The activists tried to argue that the tigress hadn’t eaten all of her victims, and that the villagers were at fault for venturing into her territory in the first place. The activists made those same arguments in a state court last week and lost. In a last-ditch effort, they appealed to the Supreme Court.

A two-judge panel listened to the back-and-forth for a half-hour — much more time than they spent on many other cases Tuesday. Then they upheld the forestry officials’ plan, which allows them kill T-1 if a concerted effort to capture her fails.
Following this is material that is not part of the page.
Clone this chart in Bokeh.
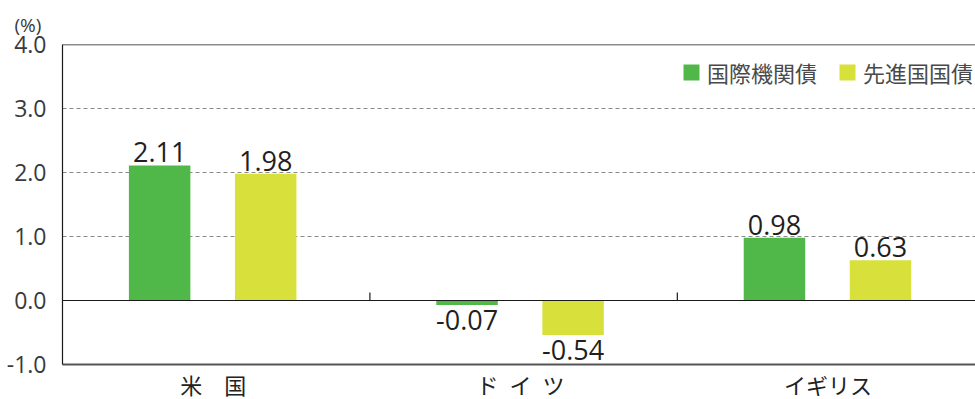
import numpy as np
from bokeh.plotting import figure
from bokeh.models import (ColumnDataSource, Range1d, FixedTicker, Span, Legend, LegendItem,
                          NumeralTickFormatter)
from bokeh.core.properties import value
from bokeh.embed import file_html
from bokeh.resources import INLINE

categories = ["米\u3000国", "ド\u2002イ\u2002ツ", "イギリス"]
series_names = ["国際機関債", "先進国国債"]
intl_org = [2.11, -0.07, 0.98]
developed = [1.98, -0.54, 0.63]
y_ticks = [-1.0, 0.0, 1.0, 2.0, 3.0, 4.0]

GREEN = "#50b848"
YELLOW = "#d8e03c"
NUM_FONT = "Open Sans"
JP_FONT = "Noto Sans CJK JP"

n = len(categories)
idx = np.arange(n)

p = figure(frame_width=913, frame_height=320, output_backend="svg", toolbar_location=None,
           x_range=Range1d(0, 2.97), y_range=Range1d(-1.0, 4.0),
           min_border_left=62, min_border_right=0, min_border_top=44, min_border_bottom=35,
           title="(%)")
p.outline_line_color = None
p.background_fill_color = "white"

p.title.text_font = NUM_FONT
p.title.text_font_size = "19px"
p.title.text_font_style = "normal"
p.title.text_color = "#3a3a3a"
p.title.align = "left"
p.title.offset = -48
p.title.standoff = 14

# grid
p.xgrid.visible = False
p.ygrid.ticker = FixedTicker(ticks=y_ticks)
p.ygrid.grid_line_color = "#8a8a8a"
p.ygrid.grid_line_dash = "4 3"
p.ygrid.grid_line_width = 1

# bars
src_g = ColumnDataSource(dict(x=idx + 0.316, top=intl_org,
                              lab=[f"{v:.2f}" for v in intl_org],
                              base=["bottom" if v >= 0 else "top" for v in intl_org],
                              off=[-3 if v >= 0 else 5 for v in intl_org]))
src_y = ColumnDataSource(dict(x=idx + 0.661, top=developed,
                              lab=[f"{v:.2f}" for v in developed],
                              base=["bottom" if v >= 0 else "top" for v in developed],
                              off=[-3 if v >= 0 else 5 for v in developed]))
rg = p.vbar(x="x", top="top", bottom=0, width=0.2, source=src_g, fill_color=GREEN, line_color=None)
ry = p.vbar(x="x", top="top", bottom=0, width=0.2, source=src_y, fill_color=YELLOW, line_color=None)

for src in (src_g, src_y):
    p.text(x="x", y="top", text="lab", source=src, text_align="center", text_baseline="base",
           y_offset="off", text_font=value(NUM_FONT), text_font_size="27px", text_color="#231f20")

# zero line and top line
p.add_layout(Span(location=0, dimension="width", line_color="#1a1a1a", line_width=1.2))
p.add_layout(Span(location=4.0, dimension="width", line_color="#1a1a1a", line_width=1.5))

# category boundary ticks on zero line
bounds = np.arange(1, n)
p.segment(x0=bounds, y0=0, x1=bounds, y1=0.125, line_color="#1a1a1a", line_width=1.2)

# y axis
p.yaxis.ticker = FixedTicker(ticks=y_ticks)
p.yaxis.formatter = NumeralTickFormatter(format="0.0")
p.yaxis.major_tick_line_color = None
p.yaxis.minor_tick_line_color = None
p.yaxis.axis_line_color = "#1a1a1a"
p.yaxis.axis_line_width = 1.2
p.yaxis.major_label_text_font = NUM_FONT
p.yaxis.major_label_text_font_size = "23px"
p.yaxis.major_label_text_color = "#3a3a3a"
p.yaxis.major_label_standoff = 10

# x axis (category labels)
p.xaxis.ticker = FixedTicker(ticks=list(idx + 0.49))
p.xaxis.major_label_overrides = {float(i + 0.49): c for i, c in enumerate(categories)}
p.xaxis.major_tick_line_color = None
p.xaxis.minor_tick_line_color = None
p.xaxis.axis_line_color = "#555555"
p.xaxis.axis_line_width = 2
p.xaxis.major_label_text_font = JP_FONT
p.xaxis.major_label_text_font_size = "22px"
p.xaxis.major_label_text_color = "#222222"
p.xaxis.major_label_standoff = -3

# legend
legend = Legend(items=[LegendItem(label=series_names[0], renderers=[rg]),
                       LegendItem(label=series_names[1], renderers=[ry])],
                orientation="horizontal", location=(619, 276),
                glyph_width=20, glyph_height=20, label_standoff=6, spacing=20,
                padding=0, margin=0, border_line_color=None, background_fill_alpha=0,
                label_text_font=JP_FONT, label_text_font_size="22px", label_text_color="#4a4a4a")
p.add_layout(legend)

open("out.html", "w").write(file_html(p, INLINE))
The hope is to bait her with a chunk of fresh buffalo meat, tranquilize her and then put her in a zoo. Forest rangers are closing in, with teams of sharpshooters, veterinarians and specially trained elephants converging on the area in the eastern part of Maharashtra state where she has been hunting.

The rangers plan to ride the elephants’ backs into the bush (elephants are better for the job than four-wheel-drive trucks, they say), in a military-style operation they expect to begin this week.

But there are a few complications.

For starters, it is much harder to tranquilize a tiger than to kill it. The range of a tranquilizing dart gun is only 80 feet, experts said, — nothing compared to the 1,000 feet from which a high-powered bullet can be effectively fired.

Also, it is the end of the monsoon season. That means T-1’s area is now lush and green; actually, it is totally overgrown, maybe even too much so for the elephants. In previous capture operations, the tigress stole into thickets of lantana bushes and vanished.

And T-1 is a mother. In the middle of her killing spree, she gave birth to two fuzzy cubs. The forestry department’s plan calls for the cubs, around 9 months old, to be tranquilized, not killed.

“The tigress has just been trying to protect her cubs,” said Sarita Subramaniam, one of the activists who left the Supreme Court visibly disappointed Tuesday afternoon. “As a mother, I would do the same thing. I’d kill anyone who enters my home.”

“When it comes to man-animal conflict,” she fumed, “it’s all about humans, humans, humans.”